It may be the library’s finest hour day week.
With thousands of Westporters powerless, the Public Library has become Westport’s community center. It’s our warming hut, meeting place, town square, movie theater, food court, bathroom — and comfort zone — all at once.
And all the time.
Maxine Bleiweis smiles, while hosting thousands of displaced Westporters.
Earlier this morning Maxine Bleiweis — the indefatigable director — paused during her rounds of the jam-packed building to recall a few highlights of the past few days. Her own Black Rock home lacks power, so she knows what the huddled masses in every nook and cranny of her library are going through.
“Starting on Sunday, parents and teenagers have come in together — happily,” she says. “There’s a real feeling of ‘we’re all in this together.'”
Since then, patrons have availed themselves of every library service — and invented their own. Women blow dry their hair in the restroom. Men shave.
The AV Center is less popular than usual — not surprisingly, because a DVD without power is useless. Instead, people grab books — and read them right on the floor.
Others play chess or Scrabble. Westporters who haven’t seen each other in years reconnect, and share trees-in-houses-and-on-cars stories.
Children’s librarians pop in movie after movie. One of the most popular: “Cloudy With a Chance of Meatballs.”
Custodians ventured out to buy extra power strips for patrons.
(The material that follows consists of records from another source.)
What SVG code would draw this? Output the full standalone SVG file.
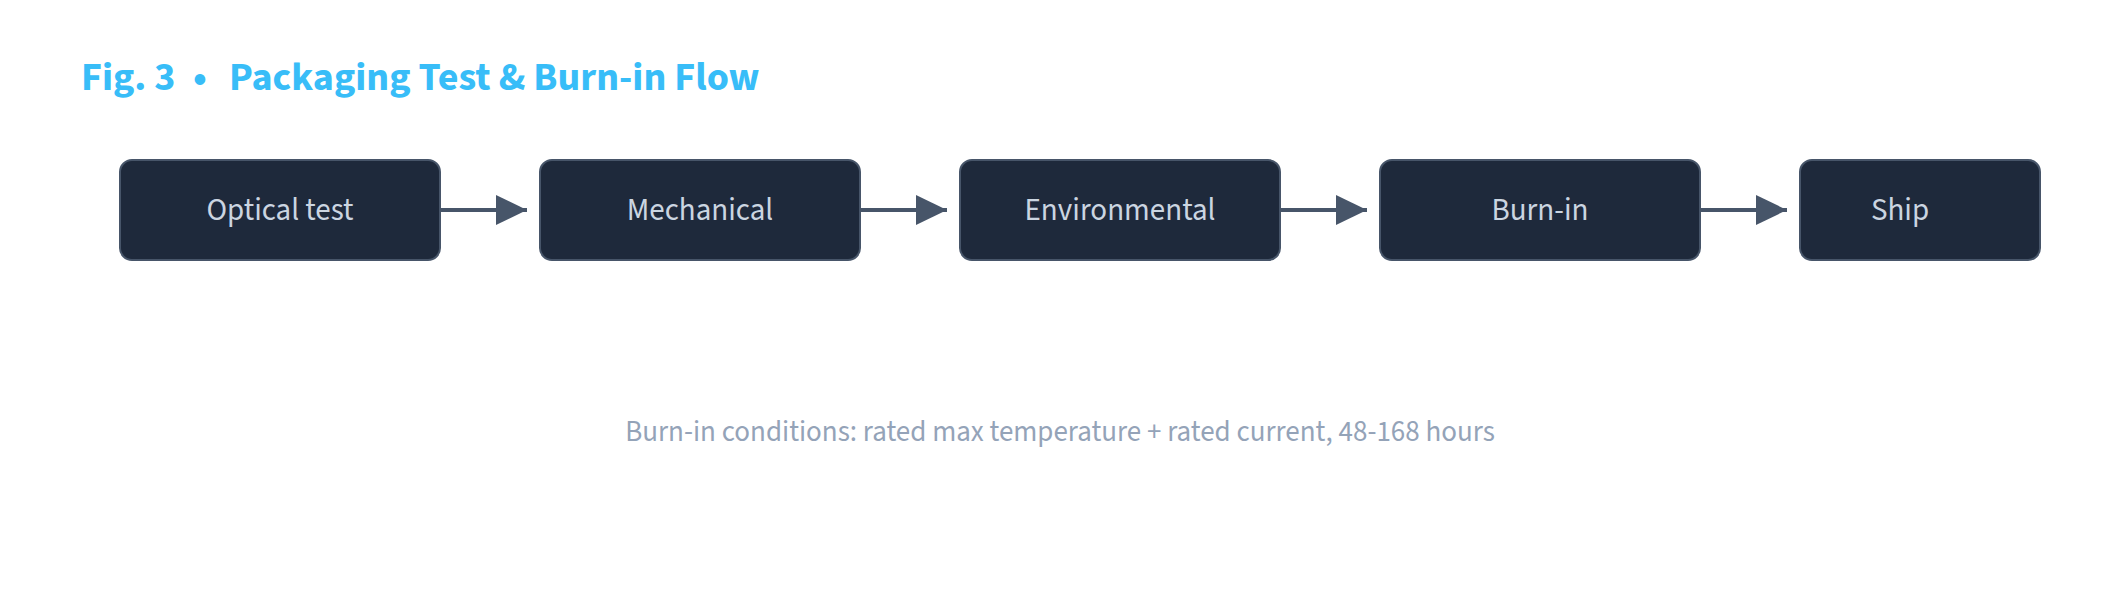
<svg xmlns="http://www.w3.org/2000/svg" width="2120" height="600" viewBox="0 0 2120 600">
<style>
.bg{fill:#ffffff}
.title{font-family:"Source Sans 3","Source Sans Pro",Lato,"Noto Sans",sans-serif;font-weight:700;font-size:40px;fill:#38bdf8}
.box{fill:#1e293b;stroke:#475569;stroke-width:2}
.lbl{font-family:"Source Sans 3","Source Sans Pro",Lato,"Noto Sans",sans-serif;font-size:31px;fill:#cbd5e1;text-anchor:middle}
.edge{stroke:#475569;stroke-width:4;fill:none}
.cap{font-family:"Source Sans 3","Source Sans Pro",Lato,"Noto Sans",sans-serif;font-size:29px;fill:#94a3b8;text-anchor:middle}
</style>
<defs>
<marker id="arr" markerUnits="userSpaceOnUse" markerWidth="32" markerHeight="32" refX="31" refY="15" orient="auto" viewBox="0 0 32 30">
<path d="M0,0 L31,15 L0,30 Z" fill="#475569"/>
</marker>
</defs>
<rect class="bg" width="2120" height="600"/>
<text class="title" y="90"><tspan x="81">Fig. 3</tspan><tspan x="200" text-anchor="middle">•</tspan><tspan x="229">Packaging Test &amp; Burn-in Flow</tspan></text>
<g id="connectors">
<line class="edge" x1="440" y1="210" x2="527" y2="210" marker-end="url(#arr)"/>
<line class="edge" x1="860" y1="210" x2="947" y2="210" marker-end="url(#arr)"/>
<line class="edge" x1="1280" y1="210" x2="1367" y2="210" marker-end="url(#arr)"/>
<line class="edge" x1="1700" y1="210" x2="1787" y2="210" marker-end="url(#arr)"/>
</g>
<g id="n1"><rect class="box" x="120" y="160" width="320" height="100" rx="12"/><text class="lbl" x="280" y="220">Optical test</text></g>
<g id="n2"><rect class="box" x="540" y="160" width="320" height="100" rx="12"/><text class="lbl" x="700" y="220">Mechanical</text></g>
<g id="n3"><rect class="box" x="960" y="160" width="320" height="100" rx="12"/><text class="lbl" x="1120" y="220">Environmental</text></g>
<g id="n4"><rect class="box" x="1380" y="160" width="320" height="100" rx="12"/><text class="lbl" x="1540" y="220">Burn-in</text></g>
<g id="n5"><rect class="box" x="1800" y="160" width="240" height="100" rx="12"/><text class="lbl" x="1900" y="220">Ship</text></g>
<text class="cap" x="1060" y="441">Burn-in conditions: rated max temperature + rated current, 48-168 hours</text>
</svg>
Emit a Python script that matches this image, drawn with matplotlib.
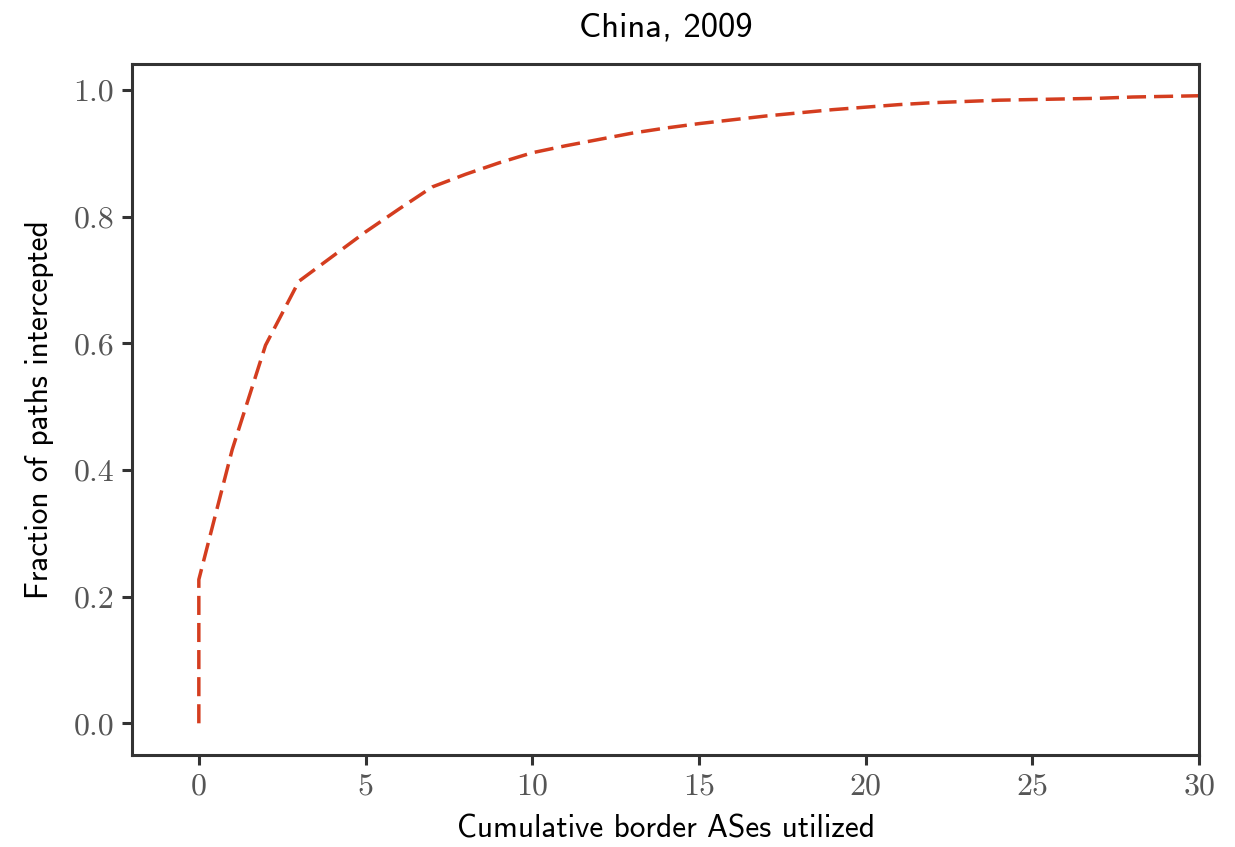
import matplotlib
matplotlib.use('Agg')
import matplotlib.pyplot as plt

# cumulative fraction of paths intercepted vs. number of border ASes
border_ases = [0, 0, 1, 2, 3, 4, 5, 6, 7, 8, 9, 10, 11, 12, 13, 14, 15, 16, 17, 18, 19, 20,
               21, 22, 23, 24, 25, 26, 27, 28, 29, 30]
frac_intercepted = [0.0, 0.227, 0.432, 0.597, 0.698, 0.737, 0.776, 0.812, 0.847, 0.867, 0.885,
                    0.901, 0.912, 0.922, 0.932, 0.940, 0.947, 0.953, 0.959, 0.964, 0.969,
                    0.973, 0.977, 0.980, 0.982, 0.984, 0.985, 0.986, 0.987, 0.989, 0.990, 0.991]
x_ticks = [0, 5, 10, 15, 20, 25, 30]
y_ticks = [0.0, 0.2, 0.4, 0.6, 0.8, 1.0]

fig = plt.figure(figsize=(12.35, 8.47), dpi=100)
ax = fig.add_axes([0.107, 0.109, 0.864, 0.815])

ax.plot(border_ases, frac_intercepted, linestyle='--', dashes=(5.5, 2.3),
        color='#d43d1f', linewidth=2.5)

ax.set_xlim(-2, 30)
ax.set_xticks(x_ticks)
ax.set_yticks(y_ticks)
ax.set_xticklabels([str(t) for t in x_ticks], fontfamily='cmr10', fontsize=23, color='#555555')
ax.set_yticklabels(['%.1f' % t for t in y_ticks], fontfamily='cmr10', fontsize=23, color='#555555')

for s in ax.spines.values():
    s.set_color('#333333')
    s.set_linewidth(2.2)
ax.tick_params(direction='out', length=7, width=2.2, color='#333333', pad=6)

ax.set_title('China, 2009', fontfamily='cmss10', fontsize=25, pad=20)
ax.set_xlabel('Cumulative border ASes utilized', fontfamily='cmss10', fontsize=22.5, labelpad=10)
ax.set_ylabel('Fraction of paths intercepted', fontfamily='cmss10', fontsize=22.5, labelpad=14)

fig.savefig('out.png', dpi=100)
A staff member brought oranges for colleagues.
Stacey Landowne, daughter Claudia and son Will -- armed with laptops, books, food and coffee -- settle in for Day 3 at the library.
Yesterday, around 4 p.m. — the moment youngsters were supposed to find out if school was canceled today — wireless usage hit its peak. Maxine was thrilled.
“I’ve never seen so many teenagers here — not even during exam time,” she marvels. “They were all over the place. It was great!”
Taking cues from their director, the staff never stops smiling. They answer the same questions over and over — “Is the cafe open?” “Can I get internet access?” “Do you have plugs?” — as pleasantly as if they’ve never heard them before.
“Years ago, I was saying libraries need to be ‘warm and wired,'” Maxine says. “Literally, that’s what we’ve been since Saturday.”
The Westport Library, she notes, is a “familiar, secure, safe, welcoming space. You can’t find that in a hotel. This is community at its best.”